Portraits
Léa Dubois : Sensibiliser les femmes à l'attrait de la physique
Mercredi 26 mars 2025
Originaire de Corrèze et Réginaburgienne jusqu’en octobre dernier, Léa Dubois, agrégée de physique de 26 ans, est aussi lauréate du Prix des Jeunes Talents France 2024 pour les Femmes et la Science de la Fondation L’Oréal.
Parlez-nous de votre rencontre avec la Fondation L'Oréal.
« Je savais que la Fondation existait car il y avait eu une lauréate du programme For Women In Science (FWIS) en 2023 dans mon laboratoire à l'Institut d'Optique Graduate School sur le plateau de Saclay. C'est un collaborateur chercheur qui m'a incitée à adresser ma candidature pour obtenir une dotation pour mes recherches sur les atomes à très basse température ; spontanément, je ne pense pas que je l'aurais fait (rire).
Deux des programmes de la Fondation L'Oréal m'intéressaient : FWIS dont je suis lauréate aux côtés de 34 chercheuses et celui For Girls in Science qui vise à donner envie aux collégiennes et lycéennes de continuer dans les sciences grâce aux témoignages inspirants et concrets de Marraines, doctorantes, chercheuses... Ce dernier fait aussi écho à mon engagement depuis 2 ans au sein de la commission Femmes et Physique de la Société Française de Physique. »
Quel est l'enjeu de votre sujet de thèse, les atomes à
très basse température ?
« J'étudie les propriétés et la dynamique des systèmes d'atomes dits unidimensionnels au sein du laboratoire de gaz quantique. Dans la vie de tous les jours, l'exemple le plus parlant de systèmes unidimensionnels est celui de la lumière qui arrive via la fibre optique dans nos logements. Au lieu d'étudier la lumière et les photons, mon étude porte sur les atomes. Mon expérience est constituée d'une salle d'environ 30 m2 avec plein d'éléments d'optique, car on utilise de la lumière pour ralentir et refroidir les atomes à une température proche du zéro absolu. Je produis un nuage d'atomes que je piège dans un carré de 8 cm de côté dans lequel la pression est très faible, on parle d'ultra vide. Pour observer ces atomes, il y a ensuite plusieurs méthodes dont l'absorption à laquelle je recours : les atomes absorbent la lumière d'un faisceau laser et nous distinguons alors leur ombre, reconstruisons la forme du nuage et calculons le nombre d'atomes. À partir de ces observations, je cherche à comprendre, avec mon binôme, la dynamique des phénomènes de relaxation dans un guide unidimensionnel (et non en 3 dimensions) d'une taille transversale d'une centaine de nanomètre*, ce qui change les propriétés. Il s'agit de physique fondamentale et il y a encore beaucoup à découvrir, la théorie sur ces systèmes spécifiques date de 2016... Il n'y a pas à court terme d'application technologique ou industrielle. »

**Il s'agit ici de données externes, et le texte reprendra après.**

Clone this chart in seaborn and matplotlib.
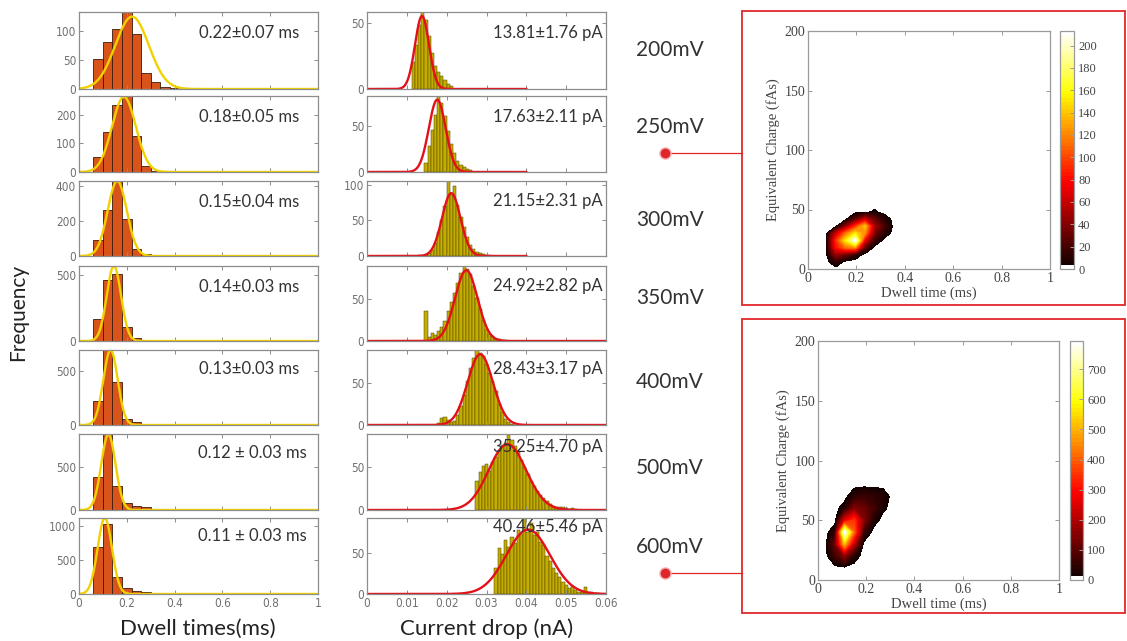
import numpy as np
import pandas as pd
import matplotlib
matplotlib.use("Agg")
import matplotlib.pyplot as plt
from matplotlib.colors import ListedColormap, BoundaryNorm
from matplotlib.patches import Rectangle
from matplotlib.lines import Line2D
import seaborn as sns

# ---------------- data ----------------
voltages = ["200mV", "250mV", "300mV", "350mV", "400mV", "500mV", "600mV"]

# dwell-time histograms: bins of 0.04 ms starting at 0.06 ms
dwell_edge0 = 0.06
dwell_width = 0.04
dwell_counts = [
    [52, 82, 103, 133, 95, 27, 12, 3, 1, 1],
    [51, 140, 232, 265, 126, 20, 3, 2, 1],
    [91, 263, 430, 210, 38, 12, 3, 5, 1],
    [166, 458, 505, 104, 25, 8, 10, 8, 2, 1, 1, 0, 3],
    [221, 690, 394, 55, 24, 12, 4, 3, 2],
    [376, 876, 282, 86, 49, 30, 8, 4, 2],
    [693, 1039, 244, 83, 49, 24, 8, 4, 2],
]
dwell_fit_mu = [0.222, 0.188, 0.160, 0.146, 0.132, 0.123, 0.108]
dwell_fit_sd = [0.07, 0.05, 0.04, 0.03, 0.03, 0.03, 0.03]
dwell_fit_amp = [125, 262, 430, 567, 690, 870, 1122]
dwell_labels = ["0.22\u00b10.07 ms", "0.18\u00b10.05 ms", "0.15\u00b10.04 ms",
                "0.14\u00b10.03 ms", "0.13\u00b10.03 ms", "0.12 \u00b1 0.03 ms",
                "0.11 \u00b1 0.03 ms"]
dwell_yticks = [[0, 50, 100], [0, 100, 200], [0, 200, 400], [0, 500],
                [0, 500], [0, 500], [0, 500, 1000]]

# current-drop histograms: bins of 0.0008 nA
cur_width = 0.0008
cur_edge0 = [0.0112, 0.0144, 0.0128, 0.0144, 0.0176, 0.0272, 0.0320]
cur_counts = [
    [20, 33, 48, 58, 52, 40, 27, 17, 13, 10, 7, 4, 2],
    [10, 28, 45, 62, 82, 74, 60, 44, 30, 20, 12, 8, 5, 3, 2],
    [2, 0, 1, 4, 8, 18, 33, 50, 70, 105, 86, 98, 72, 55, 40, 27, 16, 10, 6, 4, 3, 1, 1],
    [36, 5, 10, 7, 12, 17, 24, 36, 47, 58, 70, 82, 90, 86, 80, 66, 52, 38, 25, 15,
     9, 6, 3, 2, 1, 1],
    [2, 8, 9, 6, 3, 5, 12, 22, 36, 52, 68, 80, 89, 86, 82, 72, 62, 52, 40, 25, 15,
     7, 3, 1],
    [34, 44, 52, 54, 46, 56, 62, 70, 76, 78, 89, 82, 75, 68, 58, 50, 42, 34, 28, 22,
     18, 14, 10, 7, 5, 4, 3, 4, 2, 1, 2, 1],
    [32, 56, 49, 65, 57, 69, 62, 78, 73, 92, 75, 86, 71, 75, 63, 59, 46, 40, 32, 26,
     20, 15, 11, 7, 10, 5, 3, 2, 8, 3, 2, 1, 1],
]
cur_fit_mu = [0.01381, 0.01763, 0.02115, 0.02492, 0.02843, 0.03525, 0.04046]
cur_fit_sd = [0.00176, 0.00211, 0.00231, 0.00282, 0.00317, 0.00470, 0.00546]
cur_fit_amp = [55, 78, 88, 85, 84, 77, 78]
cur_fit_end = [0.04, 0.04, 0.04, 0.06, 0.06, 0.06, 0.06]
cur_labels = ["13.81\u00b11.76 pA", "17.63\u00b12.11 pA", "21.15\u00b12.31 pA",
              "24.92\u00b12.82 pA", "28.43\u00b13.17 pA", "35.25\u00b14.70 pA",
              "40.46\u00b15.46 pA"]
cur_yticks = [[0, 50], [0, 50], [0, 50, 100], [0, 50], [0, 50], [0, 50], [0, 50]]

# 2-D event maps (dwell time vs equivalent charge)
map1_x = [0.075, 0.115, 0.155, 0.195, 0.235, 0.275, 0.315, 0.355]
map1_y = [0, 6, 12, 18, 24, 30, 36, 42, 48, 54]
map1_counts = [
    [0, 0, 0, 0, 0, 0, 0, 0],
    [0, 12, 0, 0, 0, 0, 0, 0],
    [0, 45, 30, 10, 0, 0, 0, 0],
    [0, 80, 110, 120, 25, 0, 0, 0],
    [0, 90, 150, 213, 70, 15, 0, 0],
    [0, 60, 110, 150, 120, 35, 10, 0],
    [0, 0, 40, 90, 140, 50, 20, 0],
    [0, 0, 0, 25, 60, 30, 10, 0],
    [0, 0, 0, 0, 0, 5, 0, 0],
    [0, 0, 0, 0, 0, 0, 0, 0],
]
map2_x = [0.03, 0.07, 0.11, 0.15, 0.19, 0.23, 0.27, 0.31]
map2_y = [0, 10, 20, 30, 40, 50, 60, 70, 80, 90]
map2_counts = [
    [0, 0, 0, 0, 0, 0, 0, 0],
    [0, 0, 0, 0, 0, 0, 0, 0],
    [0, 60, 150, 30, 0, 0, 0, 0],
    [0, 120, 500, 200, 0, 0, 0, 0],
    [0, 40, 794, 400, 60, 0, 0, 0],
    [0, 0, 250, 350, 150, 30, 0, 0],
    [0, 0, 30, 150, 120, 70, 20, 0],
    [0, 0, 0, 40, 60, 50, 35, 0],
    [0, 0, 0, 0, 0, 0, 0, 0],
    [0, 0, 0, 0, 0, 0, 0, 0],
]
map1_cticks = [0, 20, 40, 60, 80, 100, 120, 140, 160, 180, 200]
map2_cticks = [0, 100, 200, 300, 400, 500, 600, 700]

# ---------------- figure ----------------
W, H = 1127, 641
fig = plt.figure(figsize=(W / 100, H / 100), dpi=100)
fig.patch.set_facecolor("white")


def fax(x0, y0, x1, y1):
    """axes from pixel box (left, top, right, bottom)"""
    return fig.add_axes([x0 / W, 1 - y1 / H, (x1 - x0) / W, (y1 - y0) / H])


rows = [(12, 89), (96, 172), (181, 256), (266, 341), (350, 425), (434, 510), (518, 594)]
tick_font = ["Liberation Sans Narrow", "DejaVu Sans"]
label_font = ["Lato", "DejaVu Sans"]
spine_c = "#8c8c8c"
tick_c = "#707070"


def style_hist_axes(ax):
    for s in ax.spines.values():
        s.set_color(spine_c)
        s.set_linewidth(0.9)
    ax.tick_params(direction="in", top=True, right=True, length=3, width=0.7,
                   colors=spine_c, labelcolor=tick_c, labelsize=8.5, pad=2)
    for lab in ax.get_xticklabels() + ax.get_yticklabels():
        lab.set_family(tick_font)
        lab.set_stretch("condensed")
    ax.set_xlabel("")
    ax.set_ylabel("")


def hist(ax, edge0, width, counts, color, ec, lw):
    n = len(counts)
    centers = edge0 + width * (np.arange(n) + 0.5)
    df = pd.DataFrame({"x": centers, "w": np.asarray(counts, dtype=float)})
    sns.histplot(data=df, x="x", weights="w", binwidth=width,
                 binrange=(edge0, edge0 + width * n), ax=ax, color=color,
                 edgecolor=ec, linewidth=lw, alpha=1)


for i in range(7):
    top, bot = rows[i]
    # ---- dwell time ----
    ax = fax(79, top, 318, bot)
    counts = dwell_counts[i]
    hist(ax, dwell_edge0, dwell_width, counts, "#d9541a", "#3b1a0c", 0.6)
    xs = np.linspace(0, 1, 500)
    ys = dwell_fit_amp[i] * np.exp(-0.5 * ((xs - dwell_fit_mu[i]) / dwell_fit_sd[i]) ** 2)
    sns.lineplot(x=xs, y=ys, ax=ax, color="#f2d100", linewidth=1.7)
    ax.set_xlim(0, 1)
    ax.set_ylim(0, max(max(counts), dwell_fit_amp[i]))
    ax.set_xticks([0, 0.2, 0.4, 0.6, 0.8, 1])
    ax.set_yticks(dwell_yticks[i])
    ax.set_yticklabels([str(v) for v in dwell_yticks[i]])
    if i == 6:
        ax.set_xticklabels(["0", "0.2", "0.4", "0.6", "0.8", "1"])
    else:
        ax.set_xticklabels([])
    style_hist_axes(ax)
    ha_x = 0.955 if " \u00b1 " in dwell_labels[i] else 0.92
    ax.text(ha_x, [0.73, 0.72, 0.72, 0.72, 0.75, 0.75, 0.76][i], dwell_labels[i],
            transform=ax.transAxes, ha="right", va="center", fontsize=12,
            color="#333333", family=label_font)

    # ---- current drop ----
    ax = fax(367, top, 606, bot)
    counts = cur_counts[i]
    hist(ax, cur_edge0[i], cur_width, counts, "#c4ad00", "#4d4300", 0.35)
    xs = np.linspace(0, cur_fit_end[i], 500)
    ys = cur_fit_amp[i] * np.exp(-0.5 * ((xs - cur_fit_mu[i]) / cur_fit_sd[i]) ** 2)
    sns.lineplot(x=xs, y=ys, ax=ax, color="#e3101a", linewidth=1.7)
    ax.set_xlim(0, 0.06)
    ax.set_ylim(0, max(max(counts), cur_fit_amp[i]))
    ax.set_xticks([0, 0.01, 0.02, 0.03, 0.04, 0.05, 0.06])
    ax.set_yticks(cur_yticks[i])
    ax.set_yticklabels([str(v) for v in cur_yticks[i]])
    if i == 6:
        ax.set_xticklabels(["0", "0.01", "0.02", "0.03", "0.04", "0.05", "0.06"])
    else:
        ax.set_xticklabels([])
    style_hist_axes(ax)
    ax.text(0.986, [0.73, 0.73, 0.73, 0.73, 0.75, 0.83, 0.88][i], cur_labels[i],
            transform=ax.transAxes, ha="right", va="center", fontsize=12,
            color="#333333", family=label_font)

# voltage labels
volt_y = [50, 127, 220, 298, 382, 468, 547]
for v, y in zip(voltages, volt_y):
    fig.text(670 / W, 1 - y / H, v, ha="center", va="center", fontsize=15,
             color="#333333", family=label_font)

fig.text(18 / W, 1 - 312 / H, "Frequency", rotation=90, ha="center", va="center",
         fontsize=15, color="#222222", family=label_font)
fig.text(198 / W, 1 - 629 / H, "Dwell times(ms)", ha="center", va="center",
         fontsize=16, color="#222222", family=label_font)
fig.text(487 / W, 1 - 629 / H, "Current drop (nA)", ha="center", va="center",
         fontsize=16, color="#222222", family=label_font)

# ---------------- heat maps ----------------
serif = ["Liberation Serif", "DejaVu Serif"]


def hot_white(n=64):
    cols = plt.cm.hot(np.linspace(0, 1, n))
    cols[0] = (1, 1, 1, 1)
    return ListedColormap(cols)


def draw_map(box, cbox, mx, my, mz, cticks):
    ax = fax(*box)
    Z = np.array(mz, dtype=float)
    vmax = Z.max()
    levels = np.linspace(0, vmax, 65)
    cmap = hot_white(64)
    norm = BoundaryNorm(levels, cmap.N)
    cs = ax.contourf(mx, my, Z, levels=levels, cmap=cmap, norm=norm)
    ax.set_xlim(0, 1)
    ax.set_ylim(0, 200)
    ax.set_xticks([0, 0.2, 0.4, 0.6, 0.8, 1])
    ax.set_xticklabels(["0", "0.2", "0.4", "0.6", "0.8", "1"])
    ax.set_yticks([0, 50, 100, 150, 200])
    for s in ax.spines.values():
        s.set_color("#9a9a9a")
        s.set_linewidth(0.9)
    ax.tick_params(direction="in", top=True, right=True, length=3, width=0.7,
                   colors="#9a9a9a", labelcolor="#444444", labelsize=10, pad=2)
    for lab in ax.get_xticklabels() + ax.get_yticklabels():
        lab.set_family(serif)
    ax.set_xlabel("Dwell time (ms)", fontsize=10.5, family=serif, color="#444444",
                  labelpad=1)
    ax.set_ylabel("Equivalent Charge (fAs)", fontsize=10.5, family=serif,
                  color="#444444", labelpad=3)
    cax = fax(*cbox)
    cb = fig.colorbar(cs, cax=cax, ticks=cticks)
    cb.minorticks_off()
    cb.outline.set_edgecolor("#9a9a9a")
    cb.outline.set_linewidth(0.9)
    cax.tick_params(which="both", direction="in", length=3, width=0.7,
                    colors="#9a9a9a", labelcolor="#444444", labelsize=9, pad=3)
    cax.tick_params(which="minor", length=0)
    for lab in cax.get_yticklabels():
        lab.set_family(serif)


draw_map((808, 31, 1050, 269), (1060, 31, 1074, 269), map1_x, map1_y, map1_counts,
         map1_cticks)
draw_map((818, 341, 1059, 580), (1070, 341, 1083, 580), map2_x, map2_y, map2_counts,
         map2_cticks)

# red frames and connectors
red = "#e0262b"
for (y0, y1) in [(11, 305), (319, 613)]:
    fig.add_artist(Rectangle((742 / W, 1 - y1 / H), (1125 - 742) / W, (y1 - y0) / H,
                             transform=fig.transFigure, fill=False, edgecolor=red,
                             linewidth=1.3))
for yd in [153, 573]:
    fig.add_artist(Line2D([665 / W, 742 / W], [1 - yd / H, 1 - yd / H],
                          transform=fig.transFigure, color=red, linewidth=0.9))
    fig.add_artist(Line2D([665 / W], [1 - yd / H], transform=fig.transFigure,
                          marker="o", markersize=8, color=red,
                          markeredgecolor="#f4b0b0", markeredgewidth=1.0))

fig.savefig("out.png", dpi=100, facecolor="white")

Pourquoi avoir choisi de devenir physicienne ?
« Depuis mon enfance, j'ai nourri mon goût pour les mathématiques et les sciences avec mon grand frère, en regardant des livres d'astrophysique, de cosmologie, des journaux de vulgarisation scientifique... J'ai fait toute ma scolarité à Égletons, à mi-chemin entre Tulle et Ussel, et grâce à mon père chercheur en science de l'ingénieur, je savais que les études longues existaient (ce dont tous les ruraux loin des grandes villes ne sont pas toujours conscients).
C'est en classe préparatoire à Toulouse que je me suis tournée vers la physique que je comprenais et j'apprenais aisément puis vers la mécanique quantique que je trouve fascinante, lors de mes 3 années à ENS Paris-Saclay (ex-Cachan) puis de ma spécialisation à ENS Ulm. Cette théorie développée au début du XXe repose sur un énorme bagage mathématique avec plein de résultats intuitifs vérifiés expérimentalement beaucoup plus tard, un changement de paradigme au niveau des sciences, une Révolution !
Être chercheur signifie bien sûr avoir un intérêt fort pour son objet d'études et aussi aimer collaborer en direct ou à distance avec d'autres chercheurs et techniciens ainsi que transmettre en enseignant. C'est une grande chance que j'ai de faire ce métier ! »
*1 million de fois plus petit que le millimètre.